The obvious thing to do is, since the window counter algorithm does not work for RTTs smaller than 4 microseconds, to clamp all RTT samples to a value greater than 4 microseconds.

This is shown below to successfully work, tested by artificially inflating the RTT. Subsequently an equilibrium condition is computed.

4.1 Reaching stability by artificially inflating the RTT

Experiments were performed where the RTT was artificially inflated by adding 0.5..1msec link delay as described in section 1.

Allowed sending rate X when RTT was inflated

The steps can be traced in the 1ms log and 2ms log. The following graphs are a consequence of this stabilistation (as they derive from X).

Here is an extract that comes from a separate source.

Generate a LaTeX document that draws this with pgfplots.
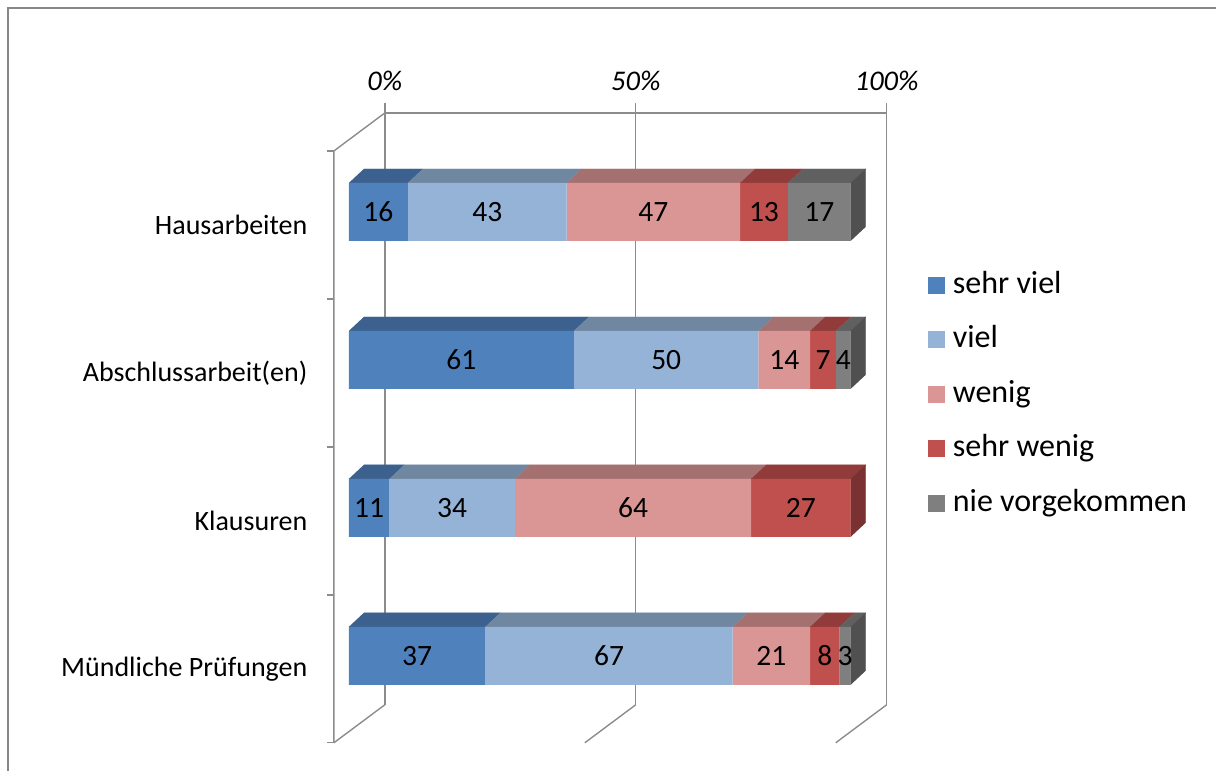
\documentclass[border=0pt]{standalone}
\usepackage{pgfplots}
\pgfplotsset{compat=1.18}
\usepackage{fontspec}
\setmainfont{Carlito}
\definecolor{cA}{HTML}{4F81BD}\definecolor{cAt}{HTML}{3C618F}
\definecolor{cB}{HTML}{95B3D7}\definecolor{cBt}{HTML}{7087A2}
\definecolor{cC}{HTML}{D99694}\definecolor{cCt}{HTML}{A47170}
\definecolor{cD}{HTML}{C0504D}\definecolor{cDt}{HTML}{913C3A}\definecolor{cDs}{HTML}{793231}
\definecolor{cE}{HTML}{7F7F7F}\definecolor{cEt}{HTML}{606060}\definecolor{cEs}{HTML}{505050}
\definecolor{gridc}{HTML}{8C8C8C}
\definecolor{framec}{HTML}{878787}
\newcommand\catfont{\fontsize{28pt}{32pt}\selectfont}
\newcommand\valfont{\fontsize{29.5pt}{34pt}\selectfont}
\newcommand\legfont{\fontsize{32pt}{36pt}\selectfont}
\pgfplotsset{base/.style={x=3.691pt, y=148pt, xmin=-4.064, xmax=145.75, ymin=-0.588, ymax=3.669,
  clip=false, anchor=origin, at={(0pt,0pt)}},
  face/.style={draw=#1, line width=0.2pt, fill=#1, forget plot},
  frame/.style={gridc, line width=1.4pt, forget plot}}
\begin{document}
\begin{tikzpicture}
% axis 1: frame, tick labels, top and side faces
\begin{axis}[base,
  axis line style={draw=none}, major tick length=0pt,
  xtick={9.75,77.75,145.75}, xticklabels={\textit{0\%},\textit{50\%},\textit{100\%}},
  xticklabel pos=upper,
  xticklabel style={font=\fontsize{28.5pt}{32pt}\selectfont, yshift=19pt},
  ytick={-0.088,0.912,1.912,2.912},
  yticklabels={Mündliche Prüfungen,Klausuren,Abschlussarbeit(en),Hausarbeiten},
  yticklabel style={font=\catfont, xshift=-23pt},
]
\path (axis cs:-94.55,-0.777) rectangle (axis cs:235.17,4.4324);
\addplot[framec, line width=2pt, forget plot] coordinates {(-92.39,-0.777) (-92.39,4.3784) (235.0,4.3784)};
% back wall
\addplot[frame] coordinates {(9.75,-0.331) (9.75,3.737)};
\addplot[frame] coordinates {(77.75,-0.331) (77.75,3.737)};
\addplot[frame] coordinates {(145.75,-0.331) (145.75,3.737)};
\addplot[frame] coordinates {(9.75,3.669) (145.75,3.669)};
% floor
\addplot[frame] coordinates {(9.75,-0.331) (-4.064,-0.588)};
\addplot[frame] coordinates {(77.75,-0.331) (63.94,-0.588)};
\addplot[frame] coordinates {(145.75,-0.331) (131.94,-0.588)};
% side wall
\addplot[frame] coordinates {(-4.064,-0.588) (-4.064,3.412) (9.75,3.669)};
\addplot[frame] coordinates {(-5.96,3.412) (-4.064,3.412)};
\addplot[frame] coordinates {(-5.96,2.412) (-4.064,2.412)};
\addplot[frame] coordinates {(-5.96,1.412) (-4.064,1.412)};
\addplot[frame] coordinates {(-5.96,0.412) (-4.064,0.412)};
\addplot[frame] coordinates {(-5.96,-0.588) (-4.064,-0.588)};
% top faces: Hausarbeiten (0,16,59,106,119,136)
\addplot[face=cAt] coordinates {(0,3.196) (16,3.196) (20.06,3.2906) (4.06,3.2906)};
\addplot[face=cBt] coordinates {(16,3.196) (59,3.196) (63.06,3.2906) (20.06,3.2906)};
\addplot[face=cCt] coordinates {(59,3.196) (106,3.196) (110.06,3.2906) (63.06,3.2906)};
\addplot[face=cDt] coordinates {(106,3.196) (119,3.196) (123.06,3.2906) (110.06,3.2906)};
\addplot[face=cEt] coordinates {(119,3.196) (136,3.196) (140.06,3.2906) (123.06,3.2906)};
\addplot[face=cEs] coordinates {(136,2.804) (136,3.196) (140.06,3.2906) (140.06,2.8986)};
% Abschlussarbeit(en) (0,61,111,125,132,136)
\addplot[face=cAt] coordinates {(0,2.196) (61,2.196) (65.06,2.2906) (4.06,2.2906)};
\addplot[face=cBt] coordinates {(61,2.196) (111,2.196) (115.06,2.2906) (65.06,2.2906)};
\addplot[face=cCt] coordinates {(111,2.196) (125,2.196) (129.06,2.2906) (115.06,2.2906)};
\addplot[face=cDt] coordinates {(125,2.196) (132,2.196) (136.06,2.2906) (129.06,2.2906)};
\addplot[face=cEt] coordinates {(132,2.196) (136,2.196) (140.06,2.2906) (136.06,2.2906)};
\addplot[face=cEs] coordinates {(136,1.804) (136,2.196) (140.06,2.2906) (140.06,1.8986)};
% Klausuren (0,11,45,109,136)
\addplot[face=cAt] coordinates {(0,1.196) (11,1.196) (15.06,1.2906) (4.06,1.2906)};
\addplot[face=cBt] coordinates {(11,1.196) (45,1.196) (49.06,1.2906) (15.06,1.2906)};
\addplot[face=cCt] coordinates {(45,1.196) (109,1.196) (113.06,1.2906) (49.06,1.2906)};
\addplot[face=cDt] coordinates {(109,1.196) (136,1.196) (140.06,1.2906) (113.06,1.2906)};
\addplot[face=cDs] coordinates {(136,0.804) (136,1.196) (140.06,1.2906) (140.06,0.8986)};
% Muendliche Pruefungen (0,37,104,125,133,136)
\addplot[face=cAt] coordinates {(0,0.196) (37,0.196) (41.06,0.2906) (4.06,0.2906)};
\addplot[face=cBt] coordinates {(37,0.196) (104,0.196) (108.06,0.2906) (41.06,0.2906)};
\addplot[face=cCt] coordinates {(104,0.196) (125,0.196) (129.06,0.2906) (108.06,0.2906)};
\addplot[face=cDt] coordinates {(125,0.196) (133,0.196) (137.06,0.2906) (129.06,0.2906)};
\addplot[face=cEt] coordinates {(133,0.196) (136,0.196) (140.06,0.2906) (137.06,0.2906)};
\addplot[face=cEs] coordinates {(136,-0.196) (136,0.196) (140.06,0.2906) (140.06,-0.1014)};
\end{axis}
% axis 2: front faces of the stacked bars
\begin{axis}[base, hide axis, xbar stacked, bar width=58pt,
  legend image code/.code={\fill[#1] (0pt,-8.5pt) rectangle (17pt,8.5pt);},
  legend cell align=left,
  legend style={at={(1.0742,0.7487)}, anchor=north west, draw=none, fill=none,
    inner sep=0pt, row sep=26.5pt, font=\legfont,
    nodes={inner sep=0pt, text height=22pt, text depth=6pt},
    /tikz/every odd column/.append style={column sep=8pt}},
]
\addplot[fill=cA, draw=none] coordinates {(37,0) (11,1) (61,2) (16,3)};
\addlegendentry{sehr viel}
\addplot[fill=cB, draw=none] coordinates {(67,0) (34,1) (50,2) (43,3)};
\addlegendentry{viel}
\addplot[fill=cC, draw=none] coordinates {(21,0) (64,1) (14,2) (47,3)};
\addlegendentry{wenig}
\addplot[fill=cD, draw=none] coordinates {(8,0) (27,1) (7,2) (13,3)};
\addlegendentry{sehr wenig}
\addplot[fill=cE, draw=none] coordinates {(3,0) (0,1) (4,2) (17,3)};
\addlegendentry{nie vorgekommen}
\end{axis}
% axis 3: value labels
\begin{axis}[base, hide axis]
\addplot[draw=none, mark=none, nodes near coords, point meta=explicit symbolic,
  every node near coord/.style={anchor=center, font=\valfont, black, inner sep=0pt}]
  coordinates {
  (8,3)[16] (37.5,3)[43] (82.5,3)[47] (112.5,3)[13] (127.5,3)[17]
  (30.5,2)[61] (86,2)[50] (118,2)[14] (128.5,2)[7] (134,2)[4]
  (5.5,1)[11] (28,1)[34] (77,1)[64] (122.5,1)[27]
  (18.5,0)[37] (70.5,0)[67] (114.5,0)[21] (129,0)[8] (134.5,0)[3]
  };
\end{axis}
\end{tikzpicture}
\end{document}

Inter-packet-interval t_ipi when RTT was inflated

Number of packets per second allowed by CCID-3 when RTT was inflated

4.2 Computing an equilibrium condition

The particulars of the given situation are:

The inter-packet gap IPG of the sending application is such that IPG > 2*RTT. The sender thus qualifies as "idle between send()s" according to draft rfc3448bis-00, so that the new value X' is computed as
X' = max(min(2*X, max(W_init/RTT, 2*X_recv), s/RTT)
The sending rate is application-limited, i.e. X_send < s/RTT. The receiver reports this as X_recv = X_send < s/RTT.
Since X_recv < s/RTT, we can simplify
X' = max(min(2*X, W_init/RTT), s/RTT)

This can be considered as equation for a series, the value towards it converges depends on the starting value:

When the start value X >= W_init/(2*RTT) then the series converges towards W_init/RTT.
When the start value X < s/(2*RTT) then the series converges towards s/RTT.

What has not been considered is that the nofeedback timer will also interfere with the processing when 4*RTT < 100ms <= IPG (which is the case above), so that case (B) is likely and observable in the above diagrams: s/RTT is 176 kbps for an RTT of 1 msec (0.5 msec added delay) and 88 kbps for an RTT of 2 msec (1 msec added delay).